On Monday (February 17) Surrey Police announced that former Deputy Chief Constable Deputy Jeremy Burton had retired after "a voluntary referral made by the Force to the IOPC in the summer of last year in relation to two officers."

His decision to retire after the referral means that its contents will not be brought to light and that Burton won't stand trial.

Nonetheless high-ranking former colleagues said he had "let our communities down" and suggested he "failed to behave appropriately" in the workplace.

Chief Constable Gavin Stephens said: “In my view, Mr Burton’s behaviour fell short of the standards that are expected of a police officer and as a Chief Officer.

"I am disappointed that he let himself, his colleagues and our communities down.

"This has been a difficult case, and I am satisfied that this is a proportionate outcome, recognising the severity level, and that Mr Burton will no longer be serving as a police officer, which brings an end to what has otherwise been a distinguished 31 year career.

“In taking our policing oath we commit to uphold a code of ethics and high standards of professional behaviour, in order to maintain public confidence in policing.

"The excellent work of our professional standards team and the IOPC, has ensured that those that fail to behave appropriately in the workplace, regardless of rank, will be held to account in a fair way, against those high standards.

Stephens added that he hoped the news would not "detract" from the "excellent work done by officers, staff and volunteers" on behalf of Surrey Police every day.

Surrey's Police and Crime Commissioner David Munro said that Burton had "tarnished" the reputation of the force and that the county's public "deserve better".

"I have been kept updated on developments by the Chief Constable over recent months and I share his disappointment that Mr Burton’s behaviour has unfortunately tarnished the reputation of the many hard-working officers and staff within Surrey Police," Munro said.

“The Force’s Professional Standards team acted swiftly in initiating the investigation into this matter which has been independently led by the IOPC to ensure complete transparency.

"Ultimately we have the right outcome and I fully support his view that had Mr Burton not stepped down, his resignation or retirement would have rightly been required.
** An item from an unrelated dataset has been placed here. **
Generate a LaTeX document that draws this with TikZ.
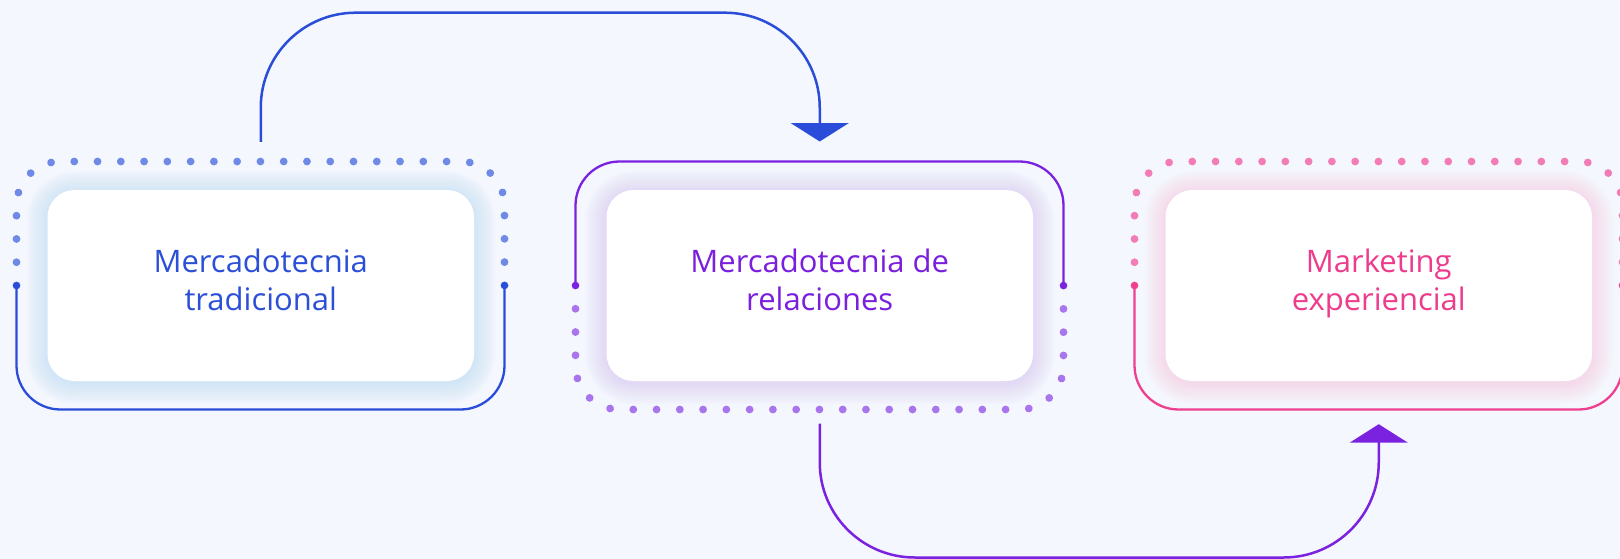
\documentclass[tikz,border=0pt]{standalone}
\usepackage{fontspec}
\setmainfont{Open Sans}
\usetikzlibrary{arrows.meta,calc,decorations.markings}
\definecolor{bg}{HTML}{F4F7FE}
\definecolor{blueLine}{HTML}{2A4DD9}
\definecolor{blueDot}{HTML}{6E8AE6}
\definecolor{blueText}{HTML}{2C4FD8}
\definecolor{blueGlow}{HTML}{B9DAF7}
\definecolor{purLine}{HTML}{7B22E0}
\definecolor{purDot}{HTML}{A875EC}
\definecolor{purText}{HTML}{7A1FDD}
\definecolor{purGlow}{HTML}{D6C4F5}
\definecolor{pinkLine}{HTML}{EF3F8F}
\definecolor{pinkDot}{HTML}{F27DB6}
\definecolor{pinkText}{HTML}{EE3C8C}
\definecolor{pinkGlow}{HTML}{F4C6DE}
\tikzset{
  box/.style={rectangle, rounded corners=27pt, fill=white, draw=none,
    minimum width=426.5pt, minimum height=191pt, inner sep=0pt},
  label/.style={anchor=base, align=center, inner sep=0pt,
    font=\fontsize{31}{38}\selectfont},
  dotframe/.style={rounded corners=44pt, decorate, decoration={markings,
    mark=between positions 0 and 1 step 23.27pt with {\fill[#1] (0,0) circle (3.9pt);}}},
  solidline/.style={line width=2.3pt, rounded corners=44pt},
  conn/.style={line width=2.5pt, rounded corners=95pt,
    -{Triangle[width=57.6pt,length=18.4pt]}}
}
\begin{document}
\begin{tikzpicture}[x=1pt,y=-1pt]
\useasboundingbox (0,0) rectangle (1620,559);
\fill[bg] (0,0) rectangle (1620,559);

% glows
\foreach \L/\g in {16.5/blueGlow, 575.5/purGlow, 1134.5/pinkGlow} {
  \foreach \k in {1,...,14} {
    \pgfmathsetmacro\rr{27+1.5*\k}
    \fill[\g, fill opacity=0.045, rounded corners=\rr pt]
      (\L+31-1.5*\k, 190-1.5*\k+2) rectangle (\L+457.5+1.5*\k, 381+1.5*\k+2);
  }
}

% boxes
\node[box] (b1) at (260.75,285.5) {};
\node[box] (b2) at (819.75,285.5) {};
\node[box] (b3) at (1378.75,285.5) {};

% frame 1 (blue): top dotted, bottom solid
\path[dotframe=blueDot] (16.5,285.5) -- (16.5,161.5) -- (504.5,161.5) -- (504.5,285.5);
\draw[blueLine, solidline] (16.5,285.5) -- (16.5,409.5) -- (504.5,409.5) -- (504.5,285.5);
\fill[blueLine] (16.5,285.5) circle (3.6) (504.5,285.5) circle (3.6);

% frame 2 (purple): top solid, bottom dotted
\path[dotframe=purDot] (575.5,285.5) -- (575.5,409.5) -- (1063.5,409.5) -- (1063.5,285.5);
\draw[purLine, solidline] (575.5,285.5) -- (575.5,161.5) -- (1063.5,161.5) -- (1063.5,285.5);
\fill[purLine] (575.5,285.5) circle (3.6) (1063.5,285.5) circle (3.6);

% frame 3 (pink): top dotted, bottom solid
\path[dotframe=pinkDot] (1134.5,285.5) -- (1134.5,161.5) -- (1622.5,161.5) -- (1622.5,285.5);
\draw[pinkLine, solidline] (1134.5,285.5) -- (1134.5,409.5) -- (1622.5,409.5) -- (1622.5,285.5);
\fill[pinkLine] (1134.5,285.5) circle (3.6) (1622.5,285.5) circle (3.6);

% labels (base anchor = baseline of last line)
\node[label, text=blueText] (t1) at (260.75,310.5) {Mercadotecnia\\tradicional};
\node[label, text=purText] (t2) at (819.75,310.5) {Mercadotecnia de\\relaciones};
\node[label, text=pinkText] (t3) at (1378.75,310.5) {Marketing\\experiencial};

% connectors
\coordinate (s1) at ($(b1.north)+(0,-48)$);
\coordinate (e1) at ($(b2.north)+(0,-48.3)$);
\coordinate (topy) at (0,12.7);
\draw[conn, blueLine] (s1) -- (s1 |- topy) -- (e1 |- topy) -- (e1);

\coordinate (s2) at ($(b2.south)+(0,42.5)$);
\coordinate (e2) at ($(b3.south)+(0,43)$);
\coordinate (boty) at (0,557.5);
\draw[conn, purLine] (s2) -- (s2 |- boty) -- (e2 |- boty) -- (e2);
\end{tikzpicture}
\end{document}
"The public of Surrey deserve better and I’m confident the Chief Constable can re-establish his top team to build on the good work happening across the Force to keep Surrey safe," he added.

Surrey Police said the other officer involved received a final written warning after admitting to two conduct matters at a private meeting held on Friday February 14.

A spokesperson for the IOPC said: 

"Following a five-month investigation, the IOPC concluded our inquiries in November 2019 into allegations two Surrey Police officers conducted an inappropriate relationship which allegedly breached standards of professional behaviour including duties and responsibilities, and conduct."